Here's my take on deconstructing your mom's tuna casserole - you know, the one you make with canned tuna, canned peas, a can of Campbell's cream-of-substance soup, noodles and crushed-up potato chips. Like a rocket, you assemble it in stages.

Miso rice

3/4 cup dry basmati rice
1-1/2 cup water
1 Tbsp dark miso paste

Combine, bring to a boil, stir to dissolve the miso, reduce heat and simmer covered for 10-12 minutes.

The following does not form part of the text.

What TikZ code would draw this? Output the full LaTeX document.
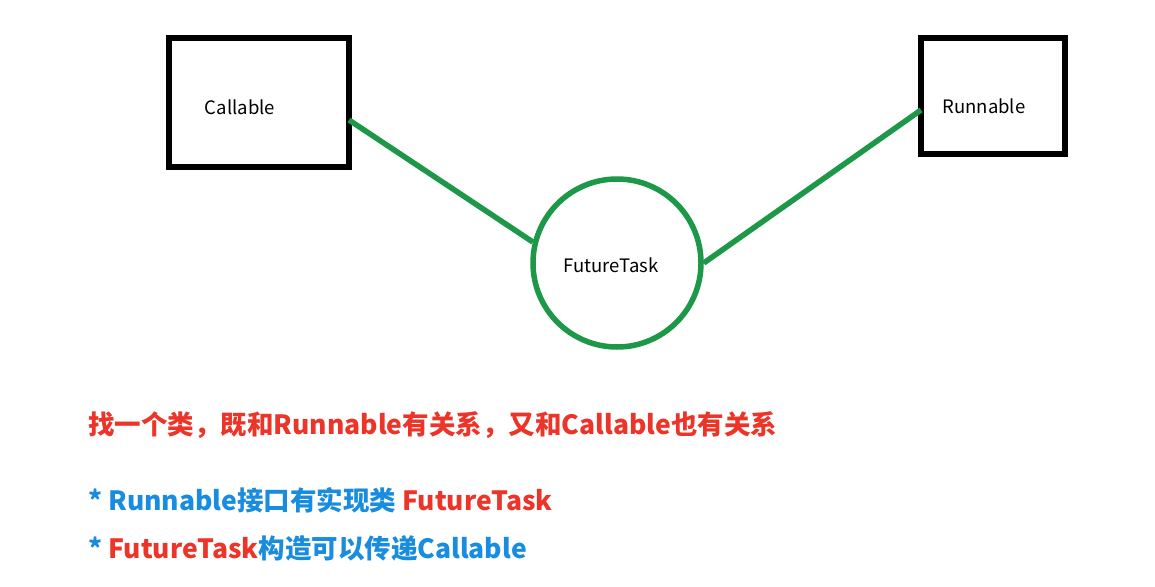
\documentclass[tikz,border=0pt]{standalone}
\usepackage{fontspec}
\setmainfont{Noto Sans CJK SC}
\newfontfamily\cjk{Noto Sans CJK SC}
\definecolor{lgreen}{RGB}{28,152,72}
\definecolor{tred}{RGB}{236,52,40}
\definecolor{tblue}{RGB}{24,140,222}
\begin{document}
\begin{tikzpicture}[x=1pt,y=-1pt,
  link/.style={draw=lgreen,line width=5.5pt},
  lbl/.style={font=\cjk\fontsize{18.5}{20}\selectfont,inner sep=0pt},
  big/.style={font=\cjk\bfseries\fontsize{26.5}{30}\selectfont,anchor=west,inner sep=0pt}]
\useasboundingbox[fill=white] (0,0) rectangle (1155,586);
\draw[line width=6.5pt] (169,38) rectangle (349,167);
\coordinate (cE) at (349,120);
\draw[line width=6.5pt] (921,38) rectangle (1065,154);
\coordinate (rW) at (921,110);
\node[circle,draw=lgreen,line width=5.5pt,minimum size=168pt,inner sep=0pt] (ft) at (617,263) {};
\node[lbl] (cl) at (240,107) {Callable};
\node[lbl] (rl) at (984,106) {Runnable};
\node[lbl] (fl) at (611,265) {FutureTask};
\draw[link] (cE) -- (ft.166);
\draw[link] (rW) -- (ft.0);
\node[big,text=tred] (t1) at (88,425) {找一个类，既和Runnable有关系，又和Callable也有关系};
\node[big] (t2) at (88,500) {\textcolor{tblue}{* Runnable接口有实现类} \textcolor{tred}{FutureTask}};
\node[big] (t3) at (88,548) {\textcolor{tblue}{*} \textcolor{tred}{FutureTask}\textcolor{tblue}{构造可以传递Callable}};
\end{tikzpicture}
\end{document}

Citrus cream sauce with vegetables

1 ear sweet corn
juice and zest of 1 orange
1 cup milk
1 Tbsp butter
1 Tbsp flour
handful frozen green peas
handful chick peas

Boil the corn for 25 minutes, drain, allow to cool, then slice the kernels off the cob. In a small saucepan melt the butter, stir in the flour, and simmer over very low heat for 3-5 minutes until it has a nutty aroma. Add the orange juice, stirring until it thickens into an even paste. Stir in the milk, raise the heat to a boil and then back off to a simmer again, stirring occasionally to keep it smooth as it thickens. Add the corn, peas, chick peas, orange zest, and a pinch of salt. Simmer for 10 minutes then cover and turn off the heat.

Parmesan cookies

Put a silpat or a piece of parchment paper in a baking pan. Plop a generous tablespoon of grated parmesan cheese and spread it into a thin circle. Make 2 or 3 of them. Then put the pan right under your broiler at maximum for no more than 2 or 3 minutes until the cheese starts to brown. Watch carefully because the difference between GBD and charred is seconds only. Once cool you'll have crispy cheese biscuits.

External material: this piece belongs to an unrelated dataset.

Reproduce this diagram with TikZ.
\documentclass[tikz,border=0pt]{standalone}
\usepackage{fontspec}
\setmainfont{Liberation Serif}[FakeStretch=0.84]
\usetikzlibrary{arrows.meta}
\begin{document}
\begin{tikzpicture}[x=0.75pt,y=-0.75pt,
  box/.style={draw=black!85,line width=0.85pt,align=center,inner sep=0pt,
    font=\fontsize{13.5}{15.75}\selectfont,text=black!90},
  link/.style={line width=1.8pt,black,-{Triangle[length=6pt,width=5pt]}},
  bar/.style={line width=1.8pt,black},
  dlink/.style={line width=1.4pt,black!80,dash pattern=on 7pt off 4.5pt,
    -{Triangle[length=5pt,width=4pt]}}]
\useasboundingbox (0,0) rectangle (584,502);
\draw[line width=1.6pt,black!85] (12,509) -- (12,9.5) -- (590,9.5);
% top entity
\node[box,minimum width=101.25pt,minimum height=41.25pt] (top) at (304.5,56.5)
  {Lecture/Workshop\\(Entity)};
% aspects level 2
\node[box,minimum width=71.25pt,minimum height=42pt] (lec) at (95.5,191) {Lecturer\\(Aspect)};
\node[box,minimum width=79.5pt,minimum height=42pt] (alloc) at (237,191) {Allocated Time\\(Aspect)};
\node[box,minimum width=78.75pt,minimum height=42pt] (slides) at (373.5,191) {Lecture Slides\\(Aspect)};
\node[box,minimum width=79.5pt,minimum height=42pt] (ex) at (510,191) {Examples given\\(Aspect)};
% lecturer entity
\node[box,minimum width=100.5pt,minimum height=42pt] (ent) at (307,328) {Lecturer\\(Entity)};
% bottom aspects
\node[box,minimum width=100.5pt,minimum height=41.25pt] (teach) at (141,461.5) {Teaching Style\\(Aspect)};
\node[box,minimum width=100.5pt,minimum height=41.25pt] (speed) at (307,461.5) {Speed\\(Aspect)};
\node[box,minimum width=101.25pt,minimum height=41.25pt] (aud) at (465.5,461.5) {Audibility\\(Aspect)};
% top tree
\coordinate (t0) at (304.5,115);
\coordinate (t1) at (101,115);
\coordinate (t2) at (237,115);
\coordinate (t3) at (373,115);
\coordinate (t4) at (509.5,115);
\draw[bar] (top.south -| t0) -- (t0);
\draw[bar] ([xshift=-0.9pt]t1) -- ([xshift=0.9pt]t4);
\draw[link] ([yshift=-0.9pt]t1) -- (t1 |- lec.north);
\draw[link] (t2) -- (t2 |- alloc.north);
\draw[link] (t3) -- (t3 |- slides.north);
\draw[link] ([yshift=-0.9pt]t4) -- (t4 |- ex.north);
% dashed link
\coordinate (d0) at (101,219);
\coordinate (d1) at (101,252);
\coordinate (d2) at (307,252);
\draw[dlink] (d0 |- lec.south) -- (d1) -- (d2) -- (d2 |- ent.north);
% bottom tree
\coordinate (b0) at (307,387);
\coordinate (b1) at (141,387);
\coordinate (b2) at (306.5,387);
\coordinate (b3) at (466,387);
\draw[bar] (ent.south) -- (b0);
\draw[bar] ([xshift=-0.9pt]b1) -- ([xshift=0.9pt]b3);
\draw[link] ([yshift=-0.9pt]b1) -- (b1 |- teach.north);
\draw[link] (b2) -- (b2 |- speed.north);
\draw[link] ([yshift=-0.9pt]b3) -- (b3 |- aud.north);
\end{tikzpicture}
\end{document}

Seared tuna and grilled portobello mushrooms

1 sushi-grade tuna steak, 4-6 ounces
toasted sesame oil
chili oil
sesame seeds
2 large portobello caps
olive oil
Worcestershire sauce

Thaw the tuna in your fridge, and be prepared to devote 24 hours to that. If you try to cheat by thawing it at room temperature you'll be disappointed with the result. Once thawed, put it in a bowl and drizzle on a little chili oil and a little toasted sesame oil, just enough to coat. Marinate in the fridge for an hour.

Get a dry, well-seasoned cast-iron skillet rocket-hot. Sprinkle the tuna with sesame seeds and cook it for 2 minutes on each side. While the tuna is resting, add a little olive oil to the skillet and grill the mushrooms for 2 minutes a side, hitting each side with a couple dashes of Worcestershire. When the tuna has cooled, slice it thinly across the grain.

Buttery enoki mushrooms

Saute a couple of ounces of enoki mushrooms gently in a little butter.

Final assembly

Press the rice into an even layer on a small serving platter. Place the mushrooms gill-side up on the rice and stuff them generously with the vegetables in cream sauce. Spread the enoki mushrooms over the sauce, and arrange the sliced tuna artistically on the enokis. Top each portobello with a Parmesan cookie set at a jaunty angle. Sprinkle red onion around the edge of the platter.

I meant to take the picture before we dug in and ruined the presentation, but oops.
Pretentious? You bet. Delicious? Indeed.